Emílio Vidigal revela ainda que, “dois dias antes destes incêndios”, o ICNF enviou à ASPAFLOBAL “um conjunto de 30 perguntas” em que pediam dados como “os estatutos da associação” ou comprovativos de que não têm “dívidas à segurança social”. “Um processo burocrático estúpido e sem fim”, critica.
O presidente da ASPAFLOBAL tem também a “certeza” de que se o plano da Associação tivesse sido implementado, o combate ao incêndio no terreno “teria sido mais efectivo”, porque “os bombeiros, em vez de estarem a olhar para os helicópteros a despejarem água, tinham podido combater as chamas do terreno e isso podia ter mudado muita coisa”.
Fortes reactivações complicam combate
As chamas continuam a lavrar em Monchique, com mais de mil operacionais a fazerem o combate no terreno, apoiados por 341 veículos e um total de 24 máquinas de rasto.
Nesta altura, o fogo já se estendeu também aos concelhos de Portimão e Silves. Durante a noite, foi necessário evacuar mais de 250 pessoas das suas casas, por precaução, e todos os acessos a Monchique estão cortados, conforme apurou o jornal i.
Os meios aéreos – um helicóptero bombardeiro pesado, cinco helicópteros bombardeiros ligeiros, seis aviões bombardeiros médios, cinco aviões bombardeiros pesados e dois aviões de avaliação e coordenação para apoio à decisão – recomeçaram, nesta terça-feira de manhã, o combate ao incêndio que começou na sexta-feira, pelas 13 horas, tendo provocado até ao momento 29 feridos ligeiros e um grave.
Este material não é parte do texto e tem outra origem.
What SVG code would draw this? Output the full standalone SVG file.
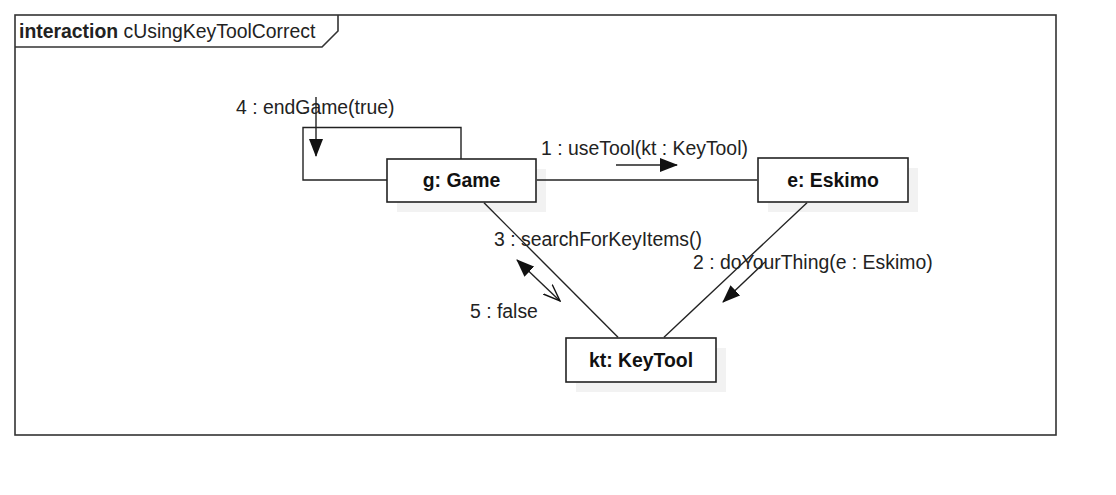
<svg xmlns="http://www.w3.org/2000/svg" width="1116" height="495" viewBox="0 0 1116 495">
<style>
text{font-family:"Liberation Sans",Arial,Helvetica,sans-serif;font-size:19.4px;fill:#222}
.b{font-weight:bold;text-anchor:middle;fill:#111}
.box{fill:#fff;stroke:#222;stroke-width:1.6}
.sh{fill:#f2f2f2}
.ln{fill:none;stroke:#222;stroke-width:1.4}
.fr{fill:none;stroke:#333;stroke-width:1.6}
</style>
<defs>
<marker id="fill" viewBox="0 0 18 14" refX="17" refY="7" markerWidth="18" markerHeight="14" markerUnits="userSpaceOnUse" orient="auto-start-reverse">
<path d="M0,0 L18,7 L0,14 z" fill="#111"/>
</marker>
<marker id="open" viewBox="0 0 18 14" refX="17" refY="7" markerWidth="18" markerHeight="14" markerUnits="userSpaceOnUse" orient="auto">
<path d="M0,0.5 L17,7 L0,13.5" fill="none" stroke="#111" stroke-width="1.4"/>
</marker>
</defs>
<rect x="0" y="0" width="1116" height="495" fill="#fff"/>
<g id="frame">
<rect class="fr" x="15" y="15" width="1041" height="420"/>
<path class="fr" d="M15,47 L322,47 L338,31 L338,15"/>
<text x="19" y="38"><tspan font-weight="bold">interaction</tspan> cUsingKeyToolCorrect</text>
</g>
<g id="game">
<rect class="sh" x="397" y="169" width="149" height="43"/>
<rect class="box" x="387" y="159" width="149" height="43"/>
<text class="b" x="461.5" y="187">g: Game</text>
</g>
<g id="eskimo">
<rect class="sh" x="768" y="168" width="150" height="44"/>
<rect class="box" x="758" y="158" width="150" height="44"/>
<text class="b" x="833" y="186.5">e: Eskimo</text>
</g>
<g id="keytool">
<rect class="sh" x="576" y="348" width="150" height="44"/>
<rect class="box" x="566" y="338" width="150" height="44"/>
<text class="b" x="641" y="366.5">kt: KeyTool</text>
</g>
<g id="connectors">
<path class="ln" d="M387,180 L303,180 L303,127.5 L461,127.5 L461,159"/>
<line class="ln" x1="536.8" y1="180" x2="757.2" y2="180"/>
<line class="ln" x1="484" y1="202.8" x2="618" y2="337.2"/>
<line class="ln" x1="807" y1="202.8" x2="664" y2="337.2"/>
<line class="ln" x1="316" y1="97" x2="316" y2="156" marker-end="url(#fill)"/>
<text x="236" y="114">4 : endGame(true)</text>
<line class="ln" x1="616" y1="165" x2="677" y2="165" marker-end="url(#fill)"/>
<text x="541" y="155">1 : useTool(kt : KeyTool)</text>
<line class="ln" x1="765" y1="262" x2="723" y2="302" marker-end="url(#fill)"/>
<text x="693" y="269">2 : doYourThing(e : Eskimo)</text>
<line class="ln" x1="517" y1="260" x2="560" y2="301" marker-start="url(#fill)" marker-end="url(#open)"/>
<text x="494" y="246">3 : searchForKeyItems()</text>
<text x="470" y="318">5 : false</text>
</g>
</svg>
A Protecção Civil salienta que se registam “em todo o perímetro do incêndio fortes reactivações que, associadas à intensidade do vento, tomam de imediato grandes proporções”.
A previsão meteorológica permanece desfavorável, com ventos moderados com rajadas fortes e temperatura a rondar os 35 graus. Todavia, a humidade relativa vai aumentar para 35% a 40%, o que pode ajudar no combate.
A Protecção Civil apela às populações para que cumpram “escrupulosamente” as indicações das autoridades.
Entretanto, o ministro da Administração Interna, Eduardo Cabrita, anunciou, em conferência de imprensa, que a direcção de operações vai agora passar para o Comando Nacional da Protecção Civil, falando de “uma grande operação em condições adversas”.